By every metric, Japan is the senior citizen of the world and it’s having a serious effect on the Japanese economy. According to the Japanese government’s own estimates, Japan’s elderly people – defined as those age 65 and above – stands at around 35.14 million people constituting 27.7% of the country’s total population. This is the highest among the G7 countries.
By comparison, in the U.S. the 65-and-older age group account for only 15% of the population. But that’s not the only difference between the makeup of the population in Japan and in other developed countries. At 83.7 years, Japan’s average life expectancy at birth is higher than any other country in the world, according to the World Health Organization (WHO). In 2017, the number of people over 90 years old in Japan has surpassed 2 million. In addition, the country’s percentage of centenarians – citizens over 100 years of age – is also the highest in the world.
The unique set of problems and challenges posed by Japan’s demographics has been described as the “aging apocalypse”. However, while it is true that a high percentage of the elderly has had a slightly debilitating effect on the Japanese economy in recent years, the response to potential perils related to the aging population may also bring about new economic opportunities and advantages in the years to come. In this blog, we are going to explore both sides of this complex issue.
Not Only Aging – But Also Shrinking
When it comes to the effect of the demographics on the economy, the population’s age is only a part of the problem. Birth rates are another important factor in this story. After the World War II, birth rates have been going down slowly but surely. Up until 1975, however, the majority of Japanese families were having two children – a number which ensures a population’s stability. However, as the society became richer and more and more families started moving to bigger cities, the birth rates dropped even further and they dropped considerably. Currently, Japan’s fertility rate stands at 1.42 according to the World Bank Group. Coupled with a high percentage of the elderly, this means that Japan’s population is now projected to shrink by a third in the next five decades.
The effect that the combination of these disadvantageous factors has had on the Japanese economy so far is two-fold. First, it means fewer people in the workforce. For example, in Tokyo, there are twice as many job vacancies as there are applicants. With fewer people working and more elderly people to support, the government is getting less money from taxes and, at the same time, less money is spent on consumption. The result of this is easy to predict – hampered economic growth. Indeed, the growth indicators from the first quarter of 2018 suggest that Japanese economy actually shrank by 0.2% in comparison with the previous 3-month period. Furthermore, this year, Japan is now poised to be the slowest growing economy among the G7 countries.

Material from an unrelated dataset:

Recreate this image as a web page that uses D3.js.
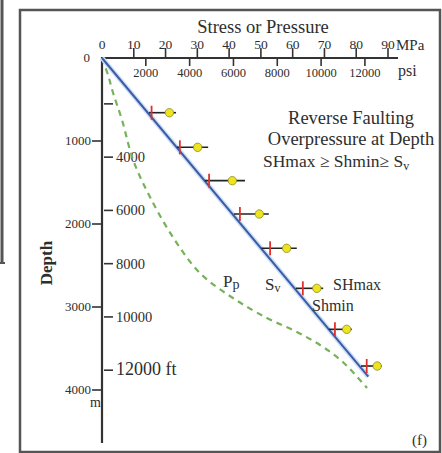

The other way the country’s demographics are affecting the Japanese economy is that they largely contribute to the ever-growing public debt. Currently, public debt in Japan equals more than double its GDP. Healthcare and pensions for the elderly as well as for other social security services are steadily increasing the government’s total spending and account for a large part of national debt servicing. This debt remains a looming issue and one of the biggest economic challenges for the years to come.
While it is true that a high percentage of the elderly has had a slightly debilitating effect on the country’s economy in recent years, the response to potential perils related to the aging population may also bring about new economic opportunities and advantages in the years to come.
Solutions and Opportunities
Japan’s government has been steadily introducing policies to tackle the challenges the demographics pose to the Japanese economy. One of the remedies presented by Prime Minister Shinzo Abe is the robotization of the workforce. The plan is to promote robotics and encourage automation across industries and different branches of the economy in order to fill the demand of the market and the gap in the workforce. According to Mr. Abe’s plan, robotics must become a $20 billion industry by 2020 – which entails quadrupling its current size.
Another way to tackle and prevent a potential economic downturn related to the demographic problem is to relax the immigration policies and introduce more foreign workers into the workforce. This solution is a viable one even though it is bound to be met with skepticism from the Japanese society which historically has been wary of admitting foreigners largely for fear of damaging societal practices.
These attitudes, however, may slowly be changing. Currently, foreign workers make up as much as 2% of the workforce – an equivalent of 1.3 million people. Most of them, however, have been admitted to Japan as highly skilled workers. Now, with new governmental policies in place, 500,000 new foreign workers are expected to be admitted by 2025 and work in sectors as varied as agriculture, construction, hotels, nursing, and shipbuilding. These changes have already taken its effect on the attitudes of the younger part of the society. Polls show that 60% of young Japanese aged 18-29 are in favor of admitting more foreign workers.
When it comes to the future of the Japanese economy, this much is certain – as the population in Japan gets older, avoiding a serious recession in the next decades will require both the Japanese government and the society to introduce and embrace smart and decisive changes. These changes will perhaps come at a price but they will also bring exciting economic opportunities. For now, despite a small shrinkage in the first quarter of 2018, Japan’s economy is still performing strongly and remains a great destination for businesses and investors.